In the Monday-morning tweet, Trump also said that good jobs were “too few” and that people had “lost faith in our leaders.”
The apparent shift came after Sen. Bernie Sanders (I-Vermont), a Democratic presidential candidate, said in a Sunday interview that his message would resonate among Trump’s working-class supporters.
“Look, many of Trump’s supporters are a working-class people, and they’re angry,” Sanders said on CBS’ “Face the Nation,” according to the show’s transcript. “And they’re angry because they’re working longer hours for lower wages. They’re angry because their jobs have left this country and gone to China or other low-wage countries.”
Sanders added: “In fact, he has said that he thinks wages in America are too high.”
We get that Trump is continuing to stir the political pot and keep his name front and center, but practically-speaking, this should be a pretty obvious strategy: Why would anyone campaign on a premise that wages are too high in America?

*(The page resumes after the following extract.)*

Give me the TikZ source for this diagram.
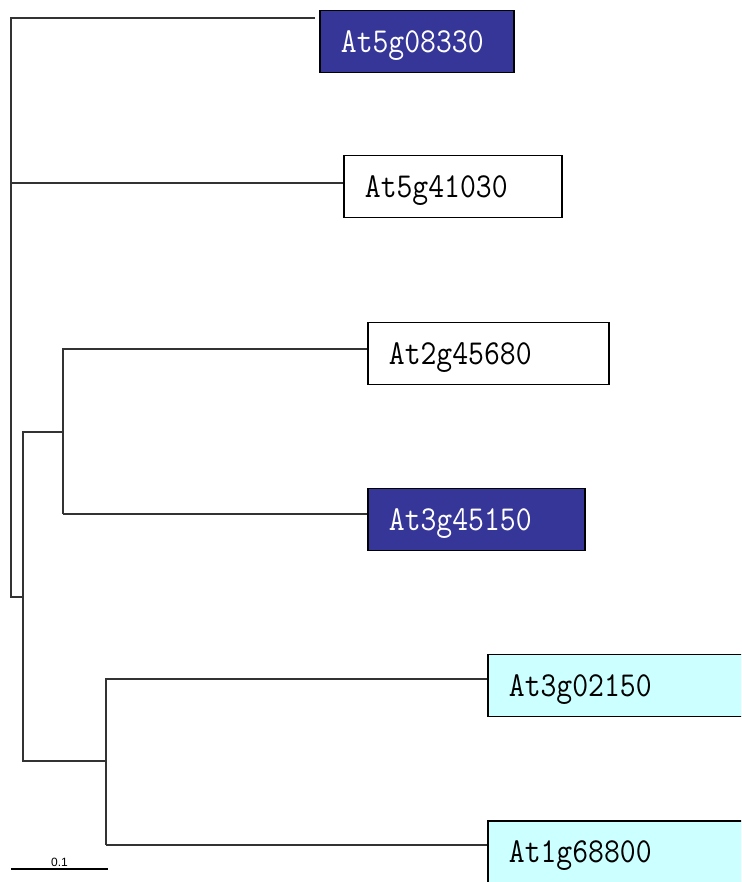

► The first-in-the-nation Iowa caucuses are just a few weeks away (Feb. 1), but as Eli Stokols writes for Politico, it is the Feb. 9 New Hampshire Primary that may be the real turning point of the 2016 election:
Forget Iowa, which Cruz appears to be locking up. It’s New Hampshire that will cull this field. And with Christie, Bush and John Kasich making the Granite State the singular focus of their campaigns, and Rubio, should he lose Iowa, needing a top-tier finish, the fight to be the mainstream alternative to Cruz or Trump could end here.
“At the beginning of the year, we seemed to have an embarrassment of riches, and I thought it was a sign of strength of the party. And then Trump gets in and all of the sudden that strength has worked itself into something of a weakness,” said Drew Cline, the former editorial page editor of the New Hampshire Union Leader, the state’s biggest newspaper. “He has left all of the candidates in his shadow for months. And it’s trickier for a Trump alternative to emerge when the field is just so crowded.”
If Trump wins the Feb. 9 primary a week after Cruz wins Iowa, only one or two candidates finishing behind him will likely have the momentum to carry on. If four or even five candidates split the vote of an establishment electorate that never coalesces behind one standard-bearer, there may be only hollow victories to declare on primary night because none will have the firepower to challenge Cruz or Trump in South Carolina.
Texas Senator Ted Cruz, the favorite to win the Iowa caucuses, believes that Florida Sen. Marco Rubio could be at the end of his political rope after New Hampshire.
► As we say sayonara to 2015, we’re wrapping up a busy “off-year” with our annual Top 10 Stories of the Year. Make your suggestions here.
► If you are a Virginia resident and you’d like to participate in the March 1 Republican Presidential Primary, you must first sign a pledge of allegiance to the Republican Party. What. The. F***?
► A tip of the cap for Meadowlark Lemon; The “Clown Prince of Basketball” died on Sunday at the age of 83.